O ne night we sat with Mr. Richmond and Mr. Dalton, this time joined by Mr. Skye, the five of us enjoying some precious tea and sweet corn bread following a meal. Skye happened to glance over to a little round table next to our rocker upon which sat my copy of Postlethwayt. This interested him at once, and after rising to inspect its edition and condition, he inquired of Andrew what he did with such a book.

“’Tis not mine,” he said. “In truth, it’s too dull for me.”

“You, madam?” asked Skye. “You have an interest in finance and economical matters?”

“I do,” I said, feeling myself redden. I was not quite ready to reveal myself to be a budding authoress.

It was fortunate that he spared me a request for further explication. “Then perhaps you have some thoughts upon the latest news, just arrived in a mule train from the East this very day?” His gray eyebrows raised in amusement, or perhaps anticipation. “I spent the afternoon reading through the newspapers, and I cannot credit what I have discovered.”

“Then tell us,” said Andrew.

He smiled, clearly pleased to be the one to relate it, yet I could see it troubled him too. “The new treasury minister, Alexander Hamilton, has appointed an immediate assistant, the second most powerful man at the Treasury. With the influence that department is gaining over George Washington and the federal government as a whole, it makes him well near one of the most powerful men in the entire country. Can you guess of whom I speak, for he is known to us all?”

Dalton snorted. “We have no idea, so out with it, man.”

Andrew smiled. “I have no idea, but look at Joan. I think she knows.”

I had opened my mouth, but I had not yet spoken. It seemed to me impossible, but I could think of but one man who met the criteria Mr. Skye had outlined, and I could not, at first, bring myself to say his name out loud. “No,” I managed at last. “Not William Duer?”
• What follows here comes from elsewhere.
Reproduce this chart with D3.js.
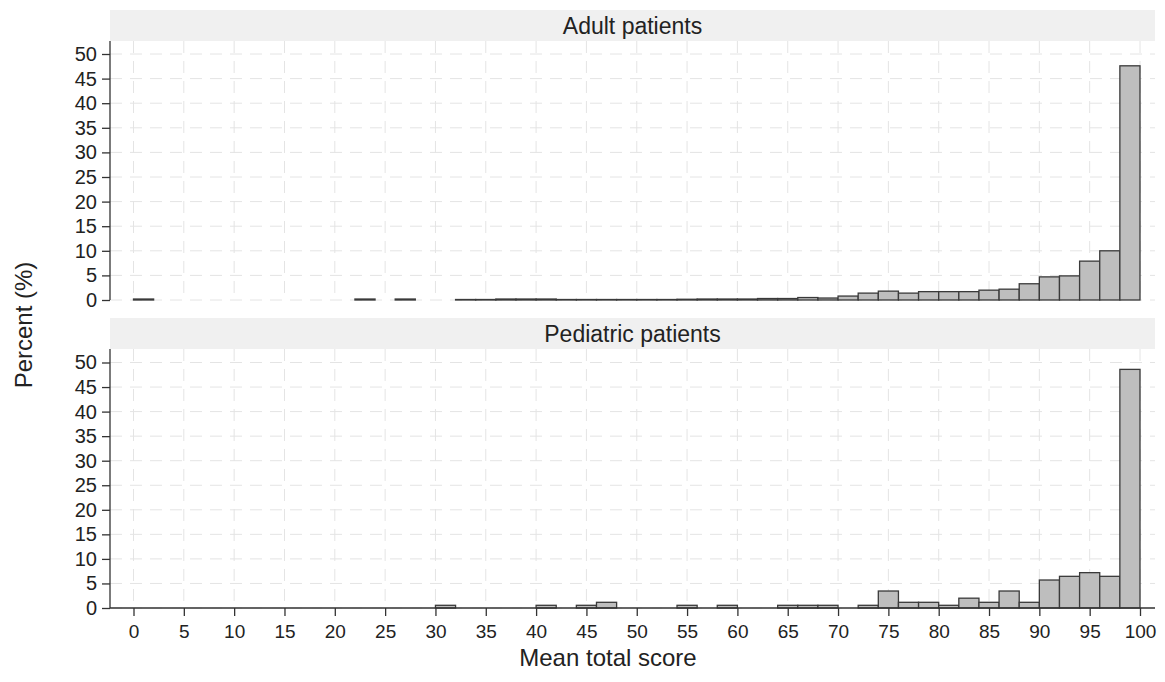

Skye nodded. “How ever did you guess it?”

“She didn’t guess it,” said Andrew. “She merely drew the only logical conclusion. I did not myself, but now I see how she did so. He is, after all, the only man known to us all, and he did speak of his close ties to Hamilton when we met him.”

Dalton actually snarled in disgust. “It makes me ill to think that a man like Duer, who has made his living by cozening patriots, should be rewarded with such power and influence.”